Our table shared papaya salad, #8 Gỏi đu đủ Khô Bò ($5.99) as both an appetizer and a digestif in between bites. Papaya is supposed to be good for the stomach and has a nice crunch, so I like snacking on it this way. It’s also something I can’t stop eating. I love the umami of the fish sauce and the beef jerky contrasted with the coolness of the young green papaya in Phở Quỳnh’s take on the salad.
We also had #18, Bún Tôm Thịt Nướng Chả Giò ($14.99). This is a dish with a bed of thin rice noodles topped with shrimp, tender, flavorful pork, cucumber, mint, cilantro, lettuce, and bean sprouts. This is an approachable dish. It’s simple, familiar flavors in the rice noodles and the beef, but includes a complex dipping sauce that included fish sauce and a prominent warming spice like like ginger or nutmeg.

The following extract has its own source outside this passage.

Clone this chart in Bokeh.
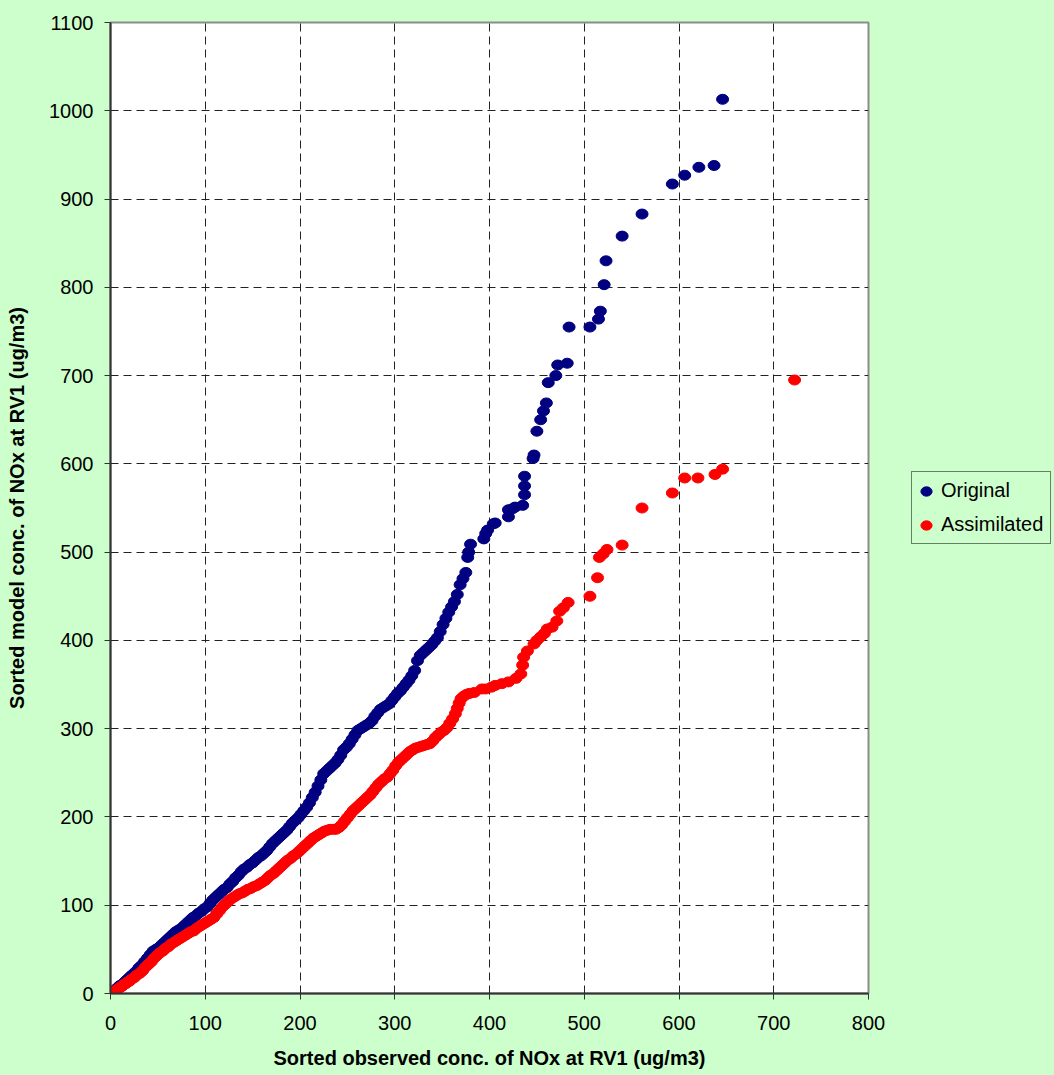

The final item on our table was #43, Hủ tiếu xào bò ($16.99). This is wide flat rice noodles stir-fried with the works: chicken, BBQ pork, shrimp, squid, fishball (the best part!), imitation crab, zucchini, and cabbage. The flavors here were very light but tasty.
What we didn’t have room for on our table or in our stomachs was the Lau Vietnamese Hot Pot. They offer this as a group dish starting at $40 for two or $75 for four. This would have been an excellent cooler weather option and I will be back for it.
I would enthusiastically recommend checking this place out. The portions are generous, the people are nice, everything comes out fast, and the prices are fair. I’m so glad I decided to satisfy my craving and will be back soon.
Phở Quỳnh is open seven days a week, from 10 am to 9 pm. There is ample parking in the attached lot. They recommend ordering through the restaurant directly for the best takeout experience or coming in for a sit-down meal.